Más de 4.500 incondicionales arroparon a la Pantoja en el Coliseum


«Isabel, yo me llamo Isabel»

Más de 4.500 incondicionales arroparon a la Pantoja en el Coliseum
. Gracias. Te mira a los ojos. Te dice que es honesta con él y contigo. Que a él lo quiere, que a ti te ha olvidado. Que si quieres seréis amigos, que ella te ayuda a olvidar el pasado. Y te invade una sensación... Isabel Pantoja se confesó ayer ante más de 4.500 almas en el Coliseum coruñés. Pasaban seis minutos de las diez cuando arrancó la orquesta con una ensalada instrumental de estribillos, un entrante, antecedido por una ovación cerrada: «¡Isabel, Isabel, Isabel...!». Y salió la de Sevilla, blanca como una novia de verano, y abrazó a su público abrazándose a ella misma. «Con la gente que me gusta, me dan las claras del alba, compartiendo madrugadas, palabras risas y luna...». Era una declaración de intenciones efectista, con los coruñeses dándose por aludidos. Zalamera -«me quito el sombrero ante ustedes»- remató: «Me gusta Galicia».

Pasodoble en la segunda para desmemoriados. «Isabel, yo me llamo Isabel...» «¡Pantoja!» respondía el público, que tenía la respuesta a huevo. Desde que ella nació, su nombre y sus apellidos, son los suyos, son los suyos, recalcó.

Hubo que esperar para los grandes éxitos. Pero llegaron. Antes había llegado un ramo de rosas, justo después del Garlochí. «Dicen que hay toros azules..». Silencio. Una espontánea impaciente anticipaba, como un karaoke precipitado, un estribillo que debería ser patrimonio del Estado: «¡Háblame del mar, marinero!»; ya es mala suerte no ver el mar en A Coruña. Sentada en la banqueta del pianista, a la Pantoja se la comieron a aplausos.

1 comentario:

Anónimo dijo...

El artículo tiene segiunda parte:

Confesión ante una legión de fieles que la perdonaron sin penitencia.

No había manera de callar a las voces impulsivas que, en los silencios y respiraciones, no perdían la oportunidad de piropear a la artista hasta la exageración, olvidando que un músico necesita cumplidos, pero también silencio. Y oxígeno.

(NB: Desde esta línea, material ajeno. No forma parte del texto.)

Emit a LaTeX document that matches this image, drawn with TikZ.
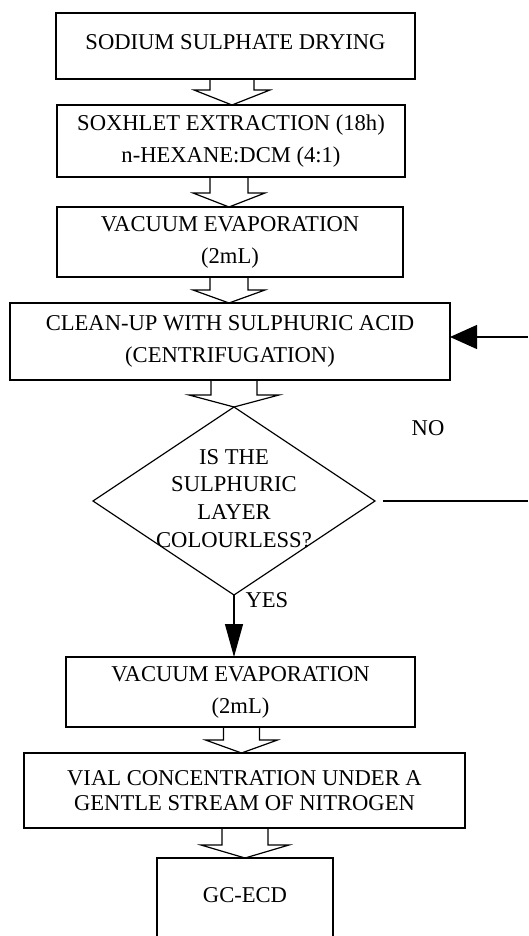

Se nota que la gente se sabe su vida y aplaude con más rabia aquellas estrofas que, se supone, se refieren a capítulos más o menos públicos de la biografía de Isabel Pantoja Martín. Ella misma lo decía: «Os estoy recordando las canciones de mi vida». Marinero de luces, una larga metáfora que habla de lo que toda España sabe, antecedió a Nada, que es un desprecio a los falsos; nadie que bese mintiendo engaña a la Pantoja. Dejó los pecados para las once: «Hoy quiero confesar...». Y confesó voluntaria, y una apoteosis de fieles entregados la absolvió saltándose la penitencia. Nadie como Isabel para el tiempo cuando la canción acaba y ella se queda tiesa y entregada, con un brazo abierto, como una diapositiva.

Así fue era otra de las esperadas. No estaba en manos del público enamorarse, pero todos lo hicieron a coro. Un tsunami de brazos remachó el estribillo y abanicó el recinto: «Soy honesta con él y contigo...». Tan entregado estaba el público que parecía que todos hubieran despachado alguna vez, con saña, a un amor que no prosperó. A las once y media, la gigantesca olla redonda que es el Coliseum hervía de entusiastas, de canciones, de pantojismo.